Workroom C patterned fabrics. Photo credit: Eric Zepeda


What are the requirements for getting test swatches from a big distributor? They usually have a three-to-five-yard minimum, with a long lead time for custom color, and then there is usually a per-yard surcharge. We can do this inexpensively and a lot faster, with more ability to customize. If the client and I fall in love with one of those large repeat textiles, I will sometimes talk them into pillows that are not perfectly centered. Or we do pillows that have all matching fronts with that single repeat, but the backs are done in a different pattern. The backs are all the same, but fronts and backs won’t match.

Because if it will cost you so much money to match and align everything perfectly, then let’s mix it up and mess it up a little bit! Obviously, if there’s a giant peacock in the middle of the fabric, you really can’t cut off his head, so you have to work around what you have chosen. When I look at a big expansive fabric pattern, I want it to be draperies. I want to see the repeat. That is my own aesthetic need — which is probably weird!

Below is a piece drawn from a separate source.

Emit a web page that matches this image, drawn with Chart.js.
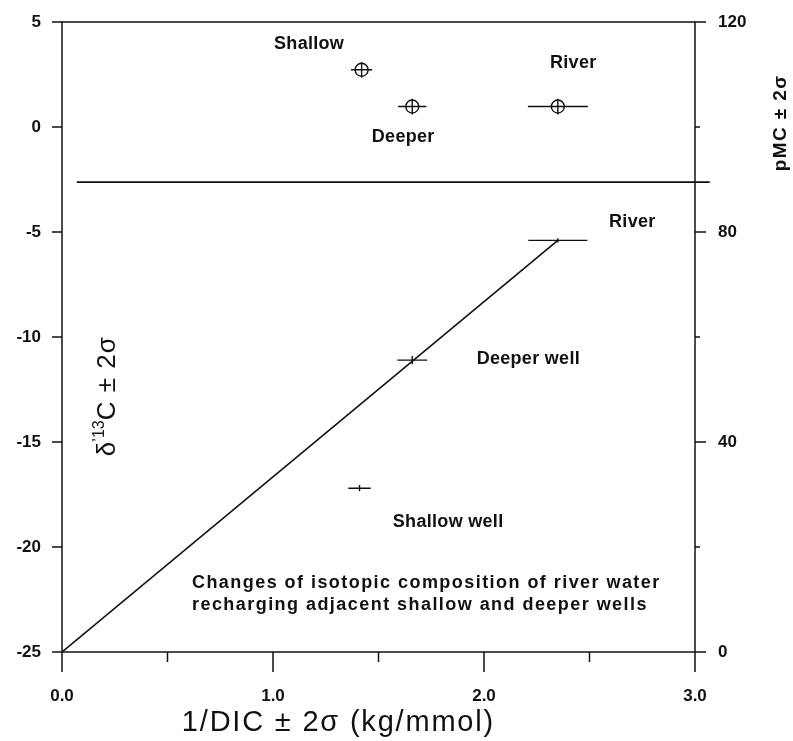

Carolyn Rebuffel. Photo credit: Lily Dong


We don’t think you are weird! We love your aesthetic. Surely your clients choose you for it. How do you introduce the idea of a pattern to them, custom or otherwise? I usually bring in a few different ideas during the initial client meetings. During that phase, I am looking at what they are gravitating towards. I give the person a stack of fabrics and I say: “Throw out what you hate, and hand me what you love.” That’s a jumping off point for me. One client said she didn’t want any pattern on anything because she felt patterns were too dissonant for her. Texture was fine, tone-on-tone was fine, but anything further, she didn’t want it. So, she did not choose any patterns that were not tone-on-tone, but we did use some great, punchy wall color in the bedroom, dining room, and living room. And a fantastic black crystal chandelier over the dining table. The final design relied on color and eye-catching art for the drama rather than any pattern play.

How would you describe your personal aesthetic? What patterns do you prefer? I’m more drawn to regular repeats. When a pattern meanders, I long for something that’s regular; I find a regular pattern comforting. I like how I can see something new in it. I think that it’s much more powerful to use a piece of art as a large visual element that has different things you are invited to look at — in my room designs, I would rather see be drawn in in that way by the art in the home, rather than by images in the fabrics. One of my daughters says I’m very matchy-matchy and I should loosen up a little bit! It’s true. I’m very inclined towards symmetrical, and I want everything to match. As long as it’s not perfect — so that’s where I’m more relaxed, in a way. Because I want to see and feel the variation that exists in the hand, and in nature.